Life Is Too Short...
Life is too short for a great many things. It's too short for not doing all the things that you want to do. It's too short to spend it doing things that you don't like to do. It's too short for housework, diets, and not sleeping in when you want to. It's too short for the regrets of things you didn't bother to do when you could have.
Above all else, it's too short for ill will, grudges and hurt feelings. I find that that is particularly apropos, in this month of February where tensions have traditionally run high, feelings have been hurt, and people have left the boards as a result.
But now it's even more somber and important, as there has been a death in the stitching "family".
This morning I learned that someone who has been in the stitching communities for as long as I can remember has passed away suddenly. I don't know the circumstances, and it doesn't matter, because either way it's a tragedy.

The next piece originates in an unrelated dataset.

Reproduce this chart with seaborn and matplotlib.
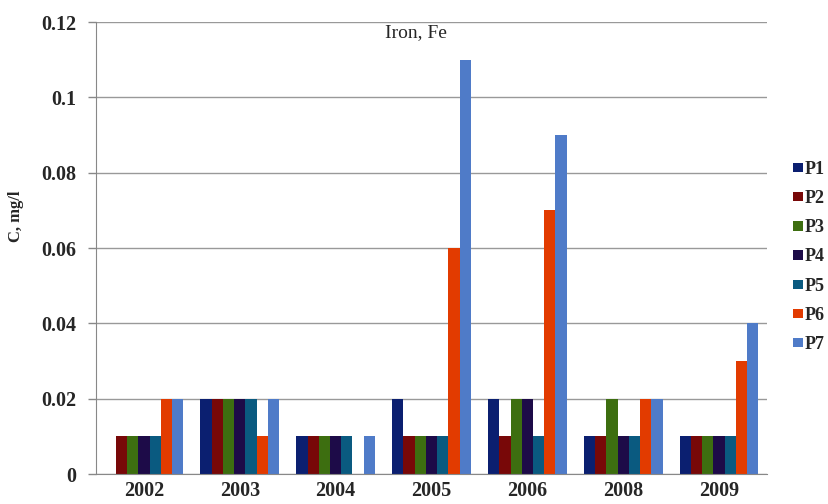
import matplotlib
matplotlib.use("Agg")
import matplotlib.pyplot as plt
import seaborn as sns
import pandas as pd
import numpy as np

years = ["2002", "2003", "2004", "2005", "2006", "2008", "2009"]
series = ["P1", "P2", "P3", "P4", "P5", "P6", "P7"]
P1 = [0.00, 0.02, 0.01, 0.02, 0.02, 0.01, 0.01]
P2 = [0.01, 0.02, 0.01, 0.01, 0.01, 0.01, 0.01]
P3 = [0.01, 0.02, 0.01, 0.01, 0.02, 0.02, 0.01]
P4 = [0.01, 0.02, 0.01, 0.01, 0.02, 0.01, 0.01]
P5 = [0.01, 0.02, 0.01, 0.01, 0.01, 0.01, 0.01]
P6 = [0.02, 0.01, 0.00, 0.06, 0.07, 0.02, 0.03]
P7 = [0.02, 0.02, 0.01, 0.11, 0.09, 0.02, 0.04]
colors = ["#0B1F70", "#780808", "#3D6E10", "#1D0B48", "#0A5A80", "#E23B00", "#4F7BC8"]
yticks = [0, 0.02, 0.04, 0.06, 0.08, 0.1, 0.12]
ytick_labels = ["0", "0.02", "0.04", "0.06", "0.08", "0.1", "0.12"]

vals = [P1, P2, P3, P4, P5, P6, P7]
rows = []
for s, v in zip(series, vals):
    for y, c in zip(years, v):
        rows.append({"year": y, "series": s, "C": c})
df = pd.DataFrame(rows)

sns.set_style("white")
plt.rcParams["font.family"] = ["Liberation Serif", "DejaVu Serif"]

fig = plt.figure(figsize=(8.29, 5.04), dpi=100)
ax = fig.add_axes([96/829, 30/504, 671/829, 452/504])

sns.barplot(data=df, x="year", y="C", hue="series", order=years, hue_order=series,
            palette=colors, width=0.82, saturation=1, ax=ax, linewidth=0, errorbar=None)

ax.set_ylim(0, 0.12)
ax.set_xlim(-0.5, len(years) - 0.5)
ax.set_yticks(yticks)
ax.set_yticklabels(ytick_labels, fontsize=14.5, fontweight="bold")
ax.yaxis.grid(True, color="#999999", linewidth=1)
ax.set_axisbelow(True)
for lbl in ax.get_xticklabels():
    lbl.set_fontsize(14.5)
    lbl.set_fontweight("bold")
ax.tick_params(axis="x", which="major", length=0, pad=5)
ax.set_xticks(np.arange(-0.5, len(years), 1.0), minor=True)
ax.tick_params(axis="x", which="minor", length=6, color="#888888", width=1, direction="out")
ax.tick_params(axis="y", which="major", length=6, color="#888888", width=1, direction="out", left=True, pad=8)

for side in ["top", "right"]:
    ax.spines[side].set_visible(False)
ax.spines["left"].set_color("#888888")
ax.spines["bottom"].set_color("#888888")

ax.set_xlabel("")
ax.set_ylabel("C, mg/l", fontsize=12, fontweight="bold", va="center")
ax.yaxis.set_label_coords((16 - 96) / 671, (474 - 216) / 452)
fig.text(416 / 829, 1 - 33 / 504, "Iron, Fe", ha="center", va="center", fontsize=14)

leg = ax.legend(loc="center left", bbox_to_anchor=(793 / 829, 1 - 257 / 504),
                bbox_transform=fig.transFigure, frameon=False, borderpad=0, borderaxespad=0,
                handlelength=0.55, handleheight=0.4, handletextpad=0.1, labelspacing=0.67,
                prop={"family": "Liberation Serif", "weight": "bold", "size": 13})

fig.savefig("out.png", dpi=100)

She was way too young.
Laura and I didn't see eye to eye on a great many things, and sometime in our collective past we clashed terribly and left with not so great feelings about each other. It's not that we went out of each others way to avoid each other, but we just didn't swing in the same circles anymore. It happens. I can say that about a lot of people after the TWBB's chat forums dissolved, but that's neither here nor there.
Today I'm left with a small sense of loss. I followed Laura in her blog, I'm fairly certain she followed mine. We didn't comment on each other's writings, and that's just the way it was. Even before the clash we had, which I can't even remember what it was about, we weren't the closest of friends either. More like passing acquaintances in the same microcosm of stitchers. But still...
She's gone and there is no opportunity for her and I to ever attempt to see eye to eye again. A commented on that I *will* get that chance when I pass on (wise 10 year old, she is), but I don't intend on leaving this earth anytime soon, God willing. So I'll sit with the fact that I won't have a chance to do anything for a great long time.
But the point of this isn't my regret or the fact that Laura and I didn't see eye to eye. The point is this: life is way too short to let bad feelings, grudges, or unresolved issues sit for very long, if at all. You just never know when someone in your life isn't going to be there the next minute that you look for them.
Now, that's not to say that I'm going to go making amends with everyone who has passed through my life that I've had issues with because there are many or are very far flung to other parts of the world, or I've simply got no way to find them. I'm still thinking about a couple of people that had significant impact on my life (good and bad) and whether or not it would be inviting trouble to find them and make whatever amends possible and I may not do anything about them. But going forward, I
can do something.
I can make sure that my friends know that they are loved. I can make sure that DH and I never go to bed angry (we never do anyway). I can make sure my children know that even when we're angry at each other, we've not stopped loving each other. I can do my best to keep an even temper when I'm debating with someone no matter how far apart our opinions are. And if we walk away from the table with divergent opinions and some simmering heat, I'll make sure they know that I respect them and still enjoy their company even if I don't agree with them.
Life is too short for anything less than being happy and enjoying those around you.